The Idyllic Island of Iona

Idyllic Iona

Although only a tiny island, Iona has a big history and is known as the birthplace of Christianity in the UK.  Its historic abbey was established by St Columba in 563, and year round the island welcomes visitors on pilgrimages.  However with its white sand beaches, azure seas and picturesque village – and the definite feel that time has stood still – it is one of the popular stopovers on our two ‘Around Mull’ cruises.

These cruises also feature visits to Mull itself including its many sea-lochs, and surrounding islands such as Ulva and Staffa.  Iona is a popular destination for our guests who love its remoteness and its beautiful beaches – it’s only a short distance from Mull but a world apart. 

The island is an outpost off the end of the craggy Ross of Mull and for the regular tourist it takes an intrepid journey by two ferries and a long drive across Mull to reach it.  On a Majestic Line cruise, our guests can enjoy the sea journey around Mull and along the Sound of Iona with the ease of a direct drop off on the island jetty. From there it is just a short walk to experience the island’s attractions, or to take time to relax and enjoy the ambience of this unspoilt island gem.

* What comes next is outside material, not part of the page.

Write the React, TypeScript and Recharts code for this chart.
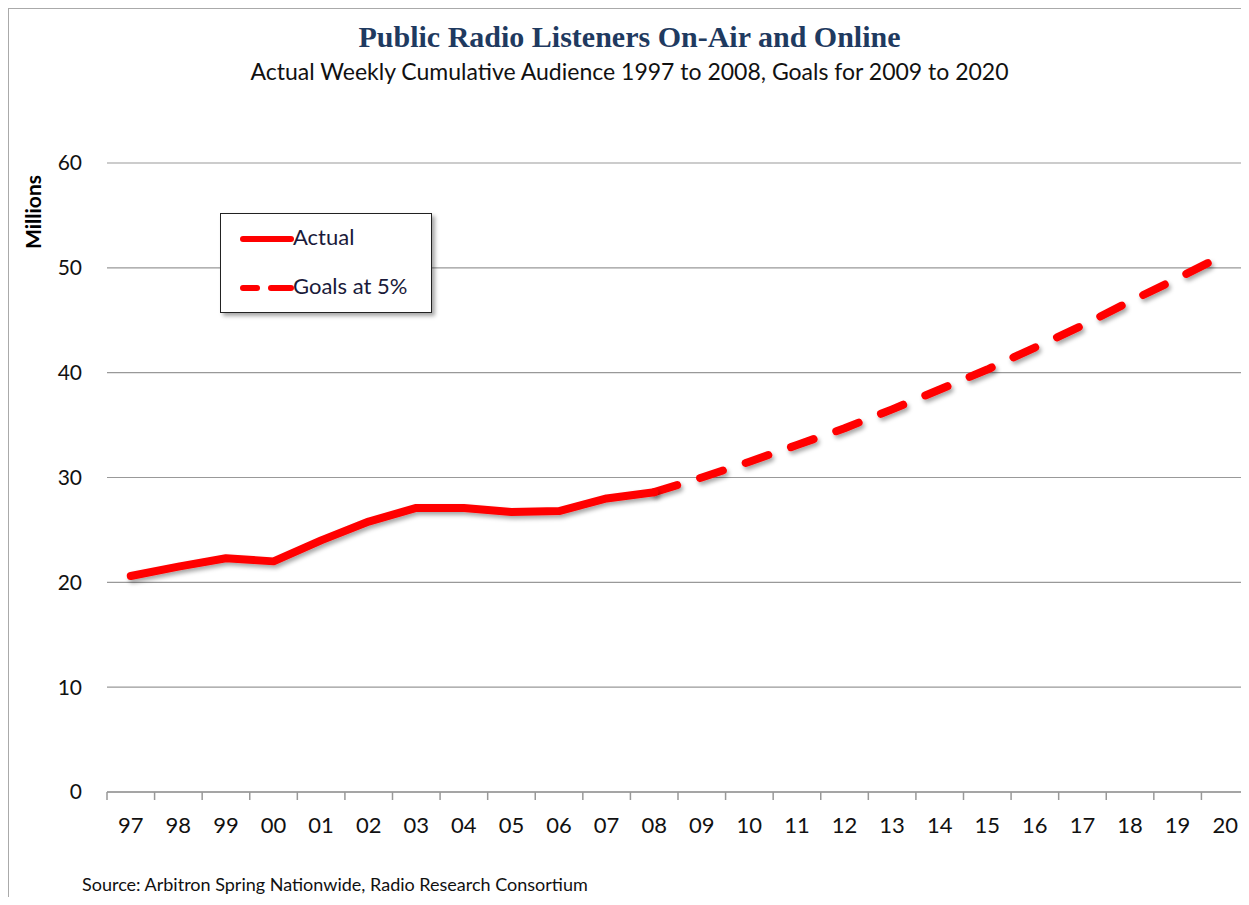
import { LineChart, Line, XAxis, YAxis, CartesianGrid } from "recharts";

const years = ["97", "98", "99", "00", "01", "02", "03", "04", "05", "06", "07", "08", "09", "10", "11", "12", "13", "14", "15", "16", "17", "18", "19", "20"];
const actual = [20.6, 21.5, 22.3, 22.0, 24.0, 25.8, 27.1, 27.1, 26.7, 26.8, 28.0, 28.6, null, null, null, null, null, null, null, null, null, null, null, null];
const goals = [null, null, null, null, null, null, null, null, null, null, null, 28.6, 30.0, 31.5, 33.1, 34.7, 36.5, 38.4, 40.3, 42.4, 44.5, 46.8, 49.0, 51.3];
const yTicks = [0, 10, 20, 30, 40, 50, 60];

const data = years.map((y, i) => ({ year: y, actual: actual[i], goals: goals[i] }));

const font = "Lato, 'Open Sans', sans-serif";
const red = "#ff0000";
const step = 1142 / 24;

const XTick = (props: any) => {
  const { x, y, payload, index } = props;
  const last = index === years.length - 1;
  return (
    <g>
      <line x1={x - step / 2} y1={y - 8} x2={x - step / 2} y2={y} stroke="#999" strokeWidth={1.5} />
      {last && <line x1={x + step / 2 - 1} y1={y - 8} x2={x + step / 2 - 1} y2={y} stroke="#999" strokeWidth={1.5} />}
      <text x={x} y={y + 33} textAnchor="middle" fontSize={22} fontFamily={font} fill="#111">
        {payload.value}
      </text>
    </g>
  );
};

const LegendBox = () => (
  <div
    style={{
      position: "absolute",
      left: 220,
      top: 213,
      width: 210,
      height: 98,
      background: "#fff",
      border: "1.5px solid #222",
      boxShadow: "3px 3px 4px rgba(0,0,0,0.35)",
      fontFamily: font,
      fontSize: 22,
      color: "#1a1a3a",
    }}
  >
    <svg width={80} height={98} style={{ position: "absolute", left: 0, top: 0 }}>
      <line x1={22} y1={25} x2={70} y2={25} stroke={red} strokeWidth={6} strokeLinecap="round" />
      <line x1={22} y1={74} x2={36} y2={74} stroke={red} strokeWidth={6} strokeLinecap="round" />
      <line x1={50} y1={74} x2={70} y2={74} stroke={red} strokeWidth={6} strokeLinecap="round" />
    </svg>
    <div style={{ position: "absolute", left: 72, top: 9 }}>Actual</div>
    <div style={{ position: "absolute", left: 72, top: 58 }}>Goals at 5%</div>
  </div>
);

export default function App() {
  return (
    <div style={{ position: "relative", width: 1249, height: 905, margin: -8, background: "#fff", overflow: "hidden" }}>
      <div
        style={{
          position: "absolute",
          left: 7,
          top: 7,
          width: 1260,
          height: 920,
          borderTop: "2px solid #aaa",
          borderLeft: "2px solid #aaa",
        }}
      />
      <div
        style={{
          position: "absolute",
          top: 20,
          left: 0,
          width: 1259,
          textAlign: "center",
          fontFamily: "'Liberation Serif', serif",
          fontWeight: "bold",
          fontSize: 30,
          color: "#1f3a60",
        }}
      >
        Public Radio Listeners On-Air and Online
      </div>
      <div
        style={{
          position: "absolute",
          top: 57,
          left: 0,
          width: 1259,
          textAlign: "center",
          fontFamily: font,
          fontSize: 23,
          color: "#111",
        }}
      >
        Actual Weekly Cumulative Audience 1997 to 2008, Goals for 2009 to 2020
      </div>
      <div
        style={{
          position: "absolute",
          left: 32,
          top: 212,
          transform: "translate(-50%, -50%) rotate(-90deg)",
          fontFamily: font,
          fontWeight: "bold",
          fontSize: 21,
          color: "#000",
          whiteSpace: "nowrap",
        }}
      >
        Millions
      </div>
      <div
        style={{
          position: "absolute",
          left: 82,
          top: 873,
          fontFamily: font,
          fontSize: 18,
          color: "#111",
        }}
      >
        Source: Arbitron Spring Nationwide, Radio Research Consortium
      </div>
      <div style={{ position: "absolute", left: 0, top: 0 }}>
        <LineChart width={1249} height={905} data={data} margin={{ top: 163, right: 0, bottom: 83, left: 47 }}>
          <defs>
            <filter id="lineShadow" x="-5%" y="-20%" width="110%" height="140%">
              <feDropShadow dx={2} dy={3} stdDeviation={2} floodColor="#000" floodOpacity={0.35} />
            </filter>
          </defs>
          <CartesianGrid vertical={false} stroke="#999" strokeWidth={1.2} />
          <XAxis
            dataKey="year"
            padding={{ left: step / 2, right: step / 2 }}
            axisLine={{ stroke: "#999", strokeWidth: 1.5 }}
            tickLine={false}
            tick={<XTick />}
            interval={0}
            height={30}
          />
          <YAxis
            domain={[0, 60]}
            ticks={yTicks}
            width={60}
            axisLine={false}
            tickLine={false}
            tickSize={0}
            tickMargin={25}
            tick={{ fontSize: 21, fontFamily: font, fill: "#111" }}
          />
          <Line
            dataKey="goals"
            stroke={red}
            strokeWidth={8}
            strokeDasharray="24 24"
            strokeLinecap="round"
            strokeLinejoin="round"
            dot={false}
            filter="url(#lineShadow)"
            isAnimationActive={false}
            connectNulls={false}
          />
          <Line
            dataKey="actual"
            stroke={red}
            strokeWidth={8}
            strokeLinecap="round"
            strokeLinejoin="round"
            dot={false}
            filter="url(#lineShadow)"
            isAnimationActive={false}
            connectNulls={false}
          />
        </LineChart>
      </div>
      <LegendBox />
    </div>
  );
}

Particular highlights of a visit include the easy and flat walks along the deserted roads of the island, to the historic Abbey or to visit one of the tiny white beaches dotted along the way.  

Iona is known for its own beautiful marble – a brilliant white rock with green veins.  A visit to the peaceful chapel of the Abbey will reveal a superb altar made from the stone itself.

The island is a tiny gem which, with its small shops and easy walks through the fields and along the roads, offers a real glimpse into the life of a Hebridean island.  Our guests will get a real feel for Iona and why it is so special.  There should be time too for some light shopping with a variety of artisan craft shops and the Abbey gift shop.

Wildlife is in abundance on the island and its seas.  Iona is home to the elusive and protected Corncrake, a shy bird with a distinctive call that can be heard in the unique machair grasslands, but is rarely seen. On a good day, when sailing up the Sound of Iona, our guests are delighted with the area’s wildlife.  As well as birds such as puffins, shags and razorbills, we see lots of porpoises and seals in the surrounding waters, and if a dolphin pod which regularly visits the Sound of Iona is in evidence, these magical mammals often follow our progress.

All our guests enjoy a visit to the historic Abbey, possibly the most beautifully placed religious building in Scotland.  It is packed full of the history of the monks who first built it and of Scotland’s kings who were carried along ‘The Road of the Dead’ from the southern end of the island to be buried there. Among the graves is the more contemporary resting place of the late John Smith, former Labour Leader, who loved the island and many people visit Iona to pay their respects. 

There are wonderful views to enjoy in your own time and plenty of outstanding photographic opportunities to capture special memories.   Arriving by boat is a spectacular way to see the island from the sea, and we also have really special views across to the pink granite of Mull and of other islands we visit on the cruises, including the Treshnish Isles, Gometra, Ulva and Staffa.